As I approach the oval I see my friends playing football. They are kicking goals, and having fun. I really want to play with them except I can't. I miss playing football, I miss kicking goals and I miss marking the ball. A tear rolls down my cheek, I wipe my tears away.
Ring, ring! My teacher stops talking to everyone and picks up the phone. Next thing I know my teacher tells me I have to go home. I wonder why I’m going home early? Who is picking me up? Maybe it’s my mum. I hope I don’t have to go back to the doctors, I don’t like it.
My heart is beating like a drum as I wait nervously on the cold hospital bed for the doctor to assess my leg. The doctor appears out of nowhere holding a special prosthetic leg. I am so excited to get a prosthetic leg. I see people using prosthetic leg exercising and training, and playing. That’s exactly what I want to do. My dream is to learn to use my new leg to get me back onto the footy ground.
I go to a special gym to start my recovery journey. Then I continue to practise by walking around the block. Hours pass waiting for the next day for school to begin. I sigh as I wake up putting my school clothes on. I walk into the classroom, waiting for the bell to ring. It feels like ages but then the bell goes for recess. I can finally attempt to play footy and kick some goals. “What I am so bad at football,” I say to myself. I’m as angry as a bees whose nest has been crushed. I used to be so good at footy and now I am terrible.
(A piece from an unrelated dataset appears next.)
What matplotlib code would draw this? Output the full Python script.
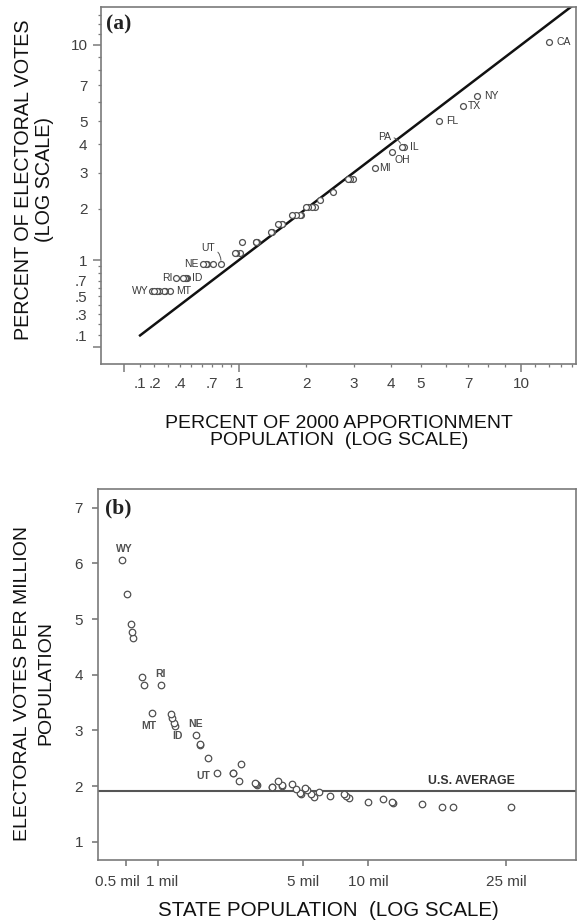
import numpy as np
import matplotlib
matplotlib.use('Agg')
import matplotlib.pyplot as plt
from matplotlib.ticker import FixedLocator, FuncFormatter

plt.rcParams['font.family'] = ['Liberation Sans', 'DejaVu Sans']

# states incl. DC (last)
states = ['CA','TX','NY','FL','IL','PA','OH','MI','NJ','GA','NC','VA','MA','IN','WA','TN','MO',
          'WI','MD','AZ','MN','LA','AL','CO','KY','SC','OK','OR','CT','IA','MS','KS','AR','UT',
          'NV','NM','WV','NE','ID','ME','NH','HI','RI','MT','DE','SD','ND','AK','VT','WY','DC']

# panel (a): percent of apportionment population / percent of electoral votes
pct_pop = [12.06, 7.43, 6.75, 5.70, 4.42, 4.37, 4.04, 3.54, 2.99, 2.92, 2.87, 2.52, 2.26, 2.16,
           2.10, 2.03, 1.99, 1.91, 1.89, 1.83, 1.75, 1.59, 1.59, 1.53, 1.44, 1.43, 1.23, 1.22,
           1.21, 1.04, 1.01, 0.96, 0.95, 0.79, 0.71, 0.65, 0.64, 0.61, 0.46, 0.45, 0.44, 0.43,
           0.37, 0.32, 0.28, 0.27, 0.23, 0.22, 0.22, 0.18, 0.20]
pct_ev = [10.22, 6.32, 5.76, 5.02, 3.90, 3.90, 3.72, 3.16, 2.79, 2.79, 2.79, 2.42, 2.23, 2.04,
          2.04, 2.04, 2.04, 1.86, 1.86, 1.86, 1.86, 1.67, 1.67, 1.67, 1.49, 1.49, 1.30, 1.30,
          1.30, 1.30, 1.12, 1.12, 1.12, 0.93, 0.93, 0.93, 0.93, 0.93, 0.74, 0.74, 0.74, 0.74,
          0.74, 0.56, 0.56, 0.56, 0.56, 0.56, 0.56, 0.56, 0.56]
diag = [0.1, 15]

# panel (b): population (millions) / electoral votes per million
pop_mil = [33.93, 20.90, 19.00, 16.03, 12.44, 12.30, 11.37, 9.96, 8.42, 8.21, 8.07, 7.10, 6.36,
           6.09, 5.91, 5.70, 5.61, 5.37, 5.31, 5.14, 4.93, 4.48, 4.46, 4.31, 4.05, 4.03, 3.46,
           3.43, 3.41, 2.93, 2.85, 2.69, 2.68, 2.24, 2.00, 1.82, 1.81, 1.72, 1.30, 1.28, 1.24,
           1.22, 1.05, 0.91, 0.79, 0.76, 0.64, 0.63, 0.61, 0.50, 0.56]
ev_per_mil = [1.62, 1.63, 1.63, 1.68, 1.69, 1.71, 1.76, 1.71, 1.78, 1.83, 1.86, 1.83, 1.89,
              1.81, 1.86, 1.93, 1.96, 1.86, 1.88, 1.95, 2.03, 2.01, 2.02, 2.09, 1.98, 1.99,
              2.02, 2.04, 2.05, 2.39, 2.10, 2.23, 2.24, 2.24, 2.50, 2.74, 2.76, 2.91, 3.08,
              3.13, 3.23, 3.29, 3.81, 3.31, 3.82, 3.96, 4.66, 4.77, 4.92, 6.06, 5.45]
us_avg = 1.91

# x ticks of (b) sit where the original drew them
xticks_b = [0.548, 1.0, 5.5, 10, 32.5]
xticklabels_b = ['0.5 mil', '1 mil', '5 mil', '10 mil', '25 mil']
xtick_dx = [-6, 3.4, 0, 0, 0]

# label offsets (points) : dx, dy, ha ; text as printed in the original (NY/TX swapped there)
lab_a = {'CA': ('CA', 5, 0, 'left'), 'TX': ('NY', 5, 0, 'left'), 'NY': ('TX', 3.5, 0, 'left'),
         'FL': ('FL', 5, 0, 'left'), 'IL': ('IL', 4, 0, 'left'), 'OH': ('OH', 2, -6, 'left'),
         'MI': ('MI', 3, 0, 'left'), 'NE': ('NE', -3, 0, 'right'), 'RI': ('RI', -3, 0, 'right'),
         'ID': ('ID', 4, 0, 'left'), 'WY': ('WY', -2.5, 0, 'right'), 'MT': ('MT', 4, 0, 'left')}
lab_b = {'WY': (1.5, 8, 'center'), 'RI': (0, 8, 'center'), 'MT': (-2, -9, 'center'),
         'ID': (1.5, -7, 'center'), 'NE': (0, 8, 'center'), 'UT': (-5, -2, 'right')}


def fwd(v):
    return np.log10(np.clip(1 + np.asarray(v, dtype=float), 1e-9, None))


def inv(t):
    return 10 ** np.asarray(t, dtype=float) - 1


spine_c = '#7a7a7a'
tick_c = '#404040'
pt_c = '#505050'
lab_c = '#383838'
title_c = '#111111'

fig = plt.figure(figsize=(5.77, 9.21), dpi=100)

# ---------------- (a)
ax1 = fig.add_axes([100.7/577, 1-364/921, (576-100.7)/577, (364-7)/921])
ax1.set_xscale('function', functions=(fwd, inv))
ax1.set_yscale('function', functions=(fwd, inv))
ax1.plot(diag, diag, color='#111111', lw=1.8, zorder=2)
ax1.scatter(pct_pop, pct_ev, s=18, facecolors='white', edgecolors=pt_c, linewidths=0.9, zorder=3)
ax1.set_xlim(-0.133, 14.33)
ax1.set_ylim(-0.123, 13.86)

for s, (txt, dx, dy, ha) in lab_a.items():
    i = states.index(s)
    ax1.annotate(txt, (pct_pop[i], pct_ev[i]), xytext=(dx, dy), textcoords='offset points',
                 ha=ha, va='center', fontsize=7.5, color=lab_c)
i = states.index('PA')
ax1.annotate('PA', (pct_pop[i], pct_ev[i]), xytext=(-8, 7), textcoords='offset points',
             ha='right', va='center', fontsize=7.5, color=lab_c,
             arrowprops=dict(arrowstyle='-', color='#555555', lw=0.7, shrinkA=0, shrinkB=3,
                             connectionstyle='arc3,rad=-0.4'))
i = states.index('UT')
ax1.annotate('UT', (pct_pop[i], pct_ev[i]), xytext=(-4, 12), textcoords='offset points',
             ha='right', va='center', fontsize=7.5, color=lab_c,
             arrowprops=dict(arrowstyle='-', color='#555555', lw=0.7, shrinkA=0, shrinkB=3,
                             connectionstyle='arc3,rad=-0.5'))

maj = [0, 1, 10]
mnr = [0.1, 0.2, 0.3, 0.4, 0.5, 0.6, 0.7, 0.8, 0.9, 2, 3, 4, 5, 6, 7, 8, 9, 11, 12, 13, 14]
xlab_a = {0.1: '.1', 0.2: '.2', 0.4: '.4', 0.7: '.7', 2: '2', 3: '3', 4: '4', 5: '5', 7: '7'}
ylab_a = {0.1: '.1', 0.3: '.3', 0.5: '.5', 0.7: '.7', 2: '2', 3: '3', 4: '4', 5: '5', 7: '7'}
majlab = {1: '1', 10: '10'}
for axis, mlab in ((ax1.xaxis, xlab_a), (ax1.yaxis, ylab_a)):
    axis.set_major_locator(FixedLocator(maj))
    axis.set_minor_locator(FixedLocator(mnr))
    axis.set_major_formatter(FuncFormatter(lambda v, p: majlab.get(int(round(v)), '') if v >= 1 else ''))
    axis.set_minor_formatter(FuncFormatter(lambda v, p, m=mlab: m.get(round(v, 1) if v < 1 else int(round(v)), '')))
ax1.tick_params(which='major', length=6, width=1.1, pad=3.5, color=spine_c, labelsize=11, labelcolor=tick_c)
ax1.tick_params(which='minor', length=2.5, width=0.9, pad=7, color=spine_c, labelsize=11, labelcolor=tick_c)
for sp in ax1.spines.values():
    sp.set_color(spine_c)
    sp.set_linewidth(1.2)
ax1.text(0.012, 0.98, '(a)', transform=ax1.transAxes, ha='left', va='top',
         fontsize=15.5, fontweight='bold', family='Liberation Serif', color='#222222')

fig.text(34/577, 1-180/921, 'PERCENT OF ELECTORAL VOTES\n(LOG SCALE)', rotation=90,
         ha='center', va='center', multialignment='center', fontsize=14.2, color=title_c,
         linespacing=1.12)
fig.text(339/577, 1-432/921, 'PERCENT OF 2000 APPORTIONMENT\nPOPULATION  (LOG SCALE)',
         ha='center', va='center', multialignment='center', fontsize=14, color=title_c,
         linespacing=1.0)

# ---------------- (b)
ax2 = fig.add_axes([97.7/577, 1-860/921, (576-97.7)/577, (860-489)/921])
ax2.set_xscale('function', functions=(fwd, inv))
ax2.axhline(us_avg, color='#555555', lw=1.5, zorder=2)
ax2.scatter(pop_mil, ev_per_mil, s=22, facecolors='white', edgecolors=pt_c, linewidths=0.9, zorder=3)
ax2.set_xlim(0.231, 58.1)
ax2.set_ylim(0.673, 7.336)
ax2.xaxis.set_major_locator(FixedLocator(xticks_b))
ax2.xaxis.set_minor_locator(FixedLocator([]))
ax2.xaxis.set_major_formatter(FuncFormatter(lambda v, p: ''))
ax2.set_yticks([1, 2, 3, 4, 5, 6, 7])
ax2.tick_params(axis='x', length=4.3, width=1.2, color=spine_c)
ax2.tick_params(axis='y', length=4.5, width=1.2, pad=6, color=spine_c, labelsize=11, labelcolor=tick_c)
for xv, lbl, dx in zip(xticks_b, xticklabels_b, xtick_dx):
    ax2.annotate(lbl, (xv, 0), xycoords=ax2.get_xaxis_transform(), xytext=(dx, -10.5),
                 textcoords='offset points', ha='center', va='top', fontsize=11, color=tick_c)
for sp in ax2.spines.values():
    sp.set_color(spine_c)
    sp.set_linewidth(1.2)

for s, (dx, dy, ha) in lab_b.items():
    i = states.index(s)
    ax2.annotate(s, (pop_mil[i], ev_per_mil[i]), xytext=(dx, dy), textcoords='offset points',
                 ha=ha, va='center', fontsize=7.5, color='#505050', fontweight='bold')
ax2.annotate('U.S. AVERAGE', (24.3, us_avg), xytext=(0, 7.5), textcoords='offset points',
             ha='center', va='center', fontsize=8.8, color='#333333', fontweight='bold')
ax2.text(0.016, 0.975, '(b)', transform=ax2.transAxes, ha='left', va='top',
         fontsize=15.5, fontweight='bold', family='Liberation Serif', color='#222222')

fig.text(34/577, 1-683/921, 'ELECTORAL VOTES PER MILLION\nPOPULATION', rotation=90,
         ha='center', va='center', multialignment='center', fontsize=14, color=title_c,
         linespacing=1.46)
fig.text(328.5/577, 1-910/921, 'STATE POPULATION  (LOG SCALE)',
         ha='center', va='center', fontsize=14.8, color=title_c)

fig.savefig('out.png', dpi=100)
Everyday after school I practise playing football. All day I practise in my backyard with the two poles. I run with my friends, they throw the ball to me, we kick to each other over and over again. The next time I get on the footy field I am amazing, I kick goals all over the ground, I sprint past my team, I mark the ball jumping high in the air. I will never forget football ever again.
Football fever grips me, I play football forever.